What advice do you have for first-time users?

My main tip is: please don’t read about all the options and try to use them all. A lot of the options are for special cases that most people probably don’t have. I would urge everyone to start with using ‘guess the zoom level automatically’ and ‘drop densest as needed’ to thin down your tiles if they get too big. If you try to use all the other features, it’s easy to accidentally make your map worse rather than better.

You have worked on many open source projects. What got you started down this path?

I think that in part it comes from the moment in time when I got involved in computers. There was a historical moment in the early ‘80s when computers had become cheap enough to have them at home, but commercial software was tightly controlled by the manufacturers. If you were just a regular person, there wasn’t an app store to order stuff from, but there were racks of magazines that were full of programs you could type in at home, and you could dream that if you wrote something good yourself, you could send it to a magazine for other people to use. I grew up with the idea that computer programs were something that you can make and share. It’s very satisfying to release something and have people use it.

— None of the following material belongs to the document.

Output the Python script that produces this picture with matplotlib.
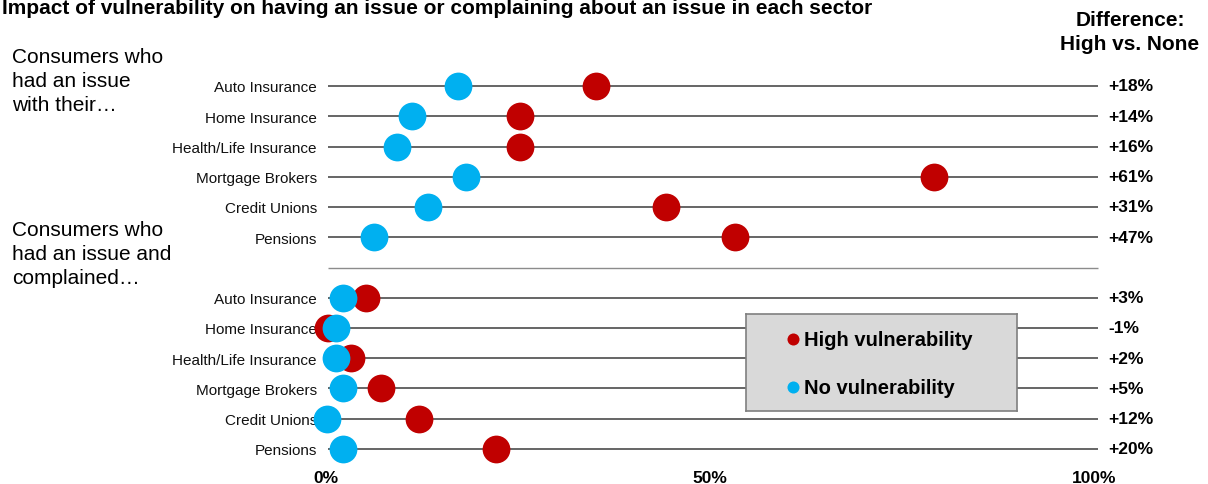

What are you looking forward to tackling now that you’re back working on Tippecanoe at Felt?

The special challenge of Tippecanoe at Felt is that it is being applied to user uploads with no opportunity for manual configuration, so it has to be able to make efficient, faithful, good-looking tiles without being given any hints about what kind of data it is tiling. I already know that it doesn’t currently do very well at low zoom levels with topographic contours, or with gridded data represented as individual polygons, or with continuous urban parcel polygons, or with branching systems of rivers, and I’m sure the uploads will also soon reveal other usage patterns that need to be detected and given some special treatment.